Subdivision 11. Priority. When it is not possible to comply with all principles, the principles must be given priority in the order in which they are listed.
Section 2. Redistricting commission. Establishes a redistricting commission to carry out redistricting.
Subdivision 1. Appointment. By March 1 of a year ending in one, the legislative leaders must appoint a redistricting commission to draw district boundaries. The commission consists of five retired judges of the appellate or district courts who have not served in a party designated or party endorsed position.
Subdivision 2. Code of conduct. Members of the commission must abide by the Code of Judicial Conduct.
Subdivision 3. Compensation and expenses. Members of the commission must be compensated for their commission activity.
Subdivision 4. Administrative support. The Legislative Coordinating Commission must provide administrative support to the Commission.

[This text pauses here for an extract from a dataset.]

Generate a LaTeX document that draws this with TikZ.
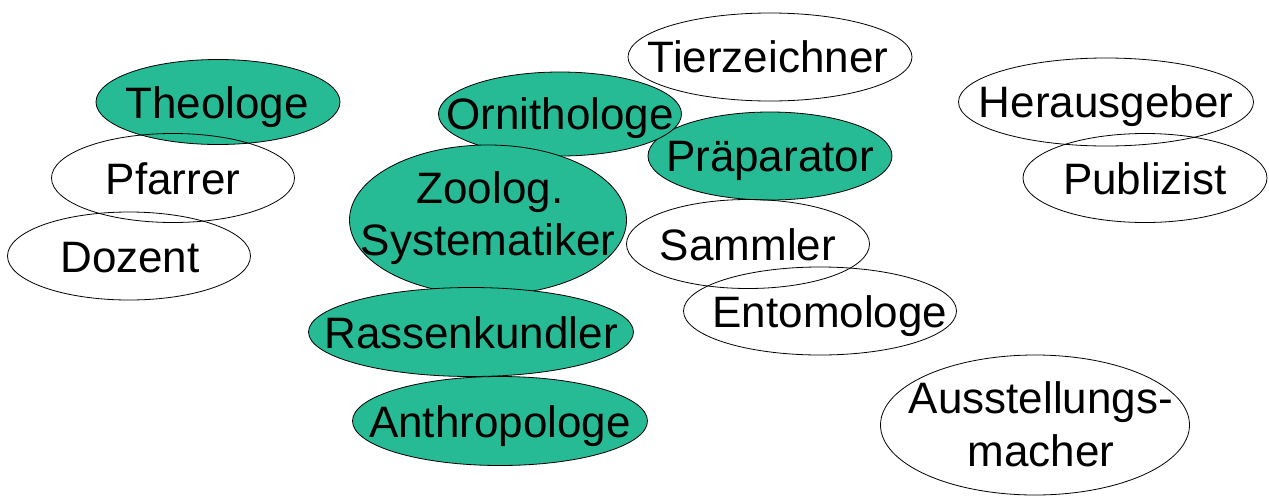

Subdivision 5. Plans submitted to commission. The commission must adopt a schedule for interested persons to submit proposed plans and to respond to other plans. The commission must adopt standards for the format of plans.
Subdivision 6. Public hearings. The commission must hold at least three public hearings in different geographical regions of the state before adopting the first plans.
Subdivision 7. Deadlines. By April 30 of the year ending in one, the commission must submit redistricting plans to the legislature. The plans may be enacted or rejected, but not modified. If a plan is rejected, the commission must submit a second plan within two weeks. The second plan may be enacted or rejected, but not modified. If the commission fails to submit a plan by either deadline, the legislature may proceed to enact a plan. If a second plan is rejected, the commission must submit a third plan within two weeks. The third plan may be enacted as submitted, rejected, or modified by the legislature. Provisions are made for what happens if the legislature adjourns during this process.
Subdivision 8. Expiration. The commission expires when both legislative and congressional redistricting plans have been enacted or adopted by court order or upon adjournment sine die of the legislature at its first regular session after each federal decennial census.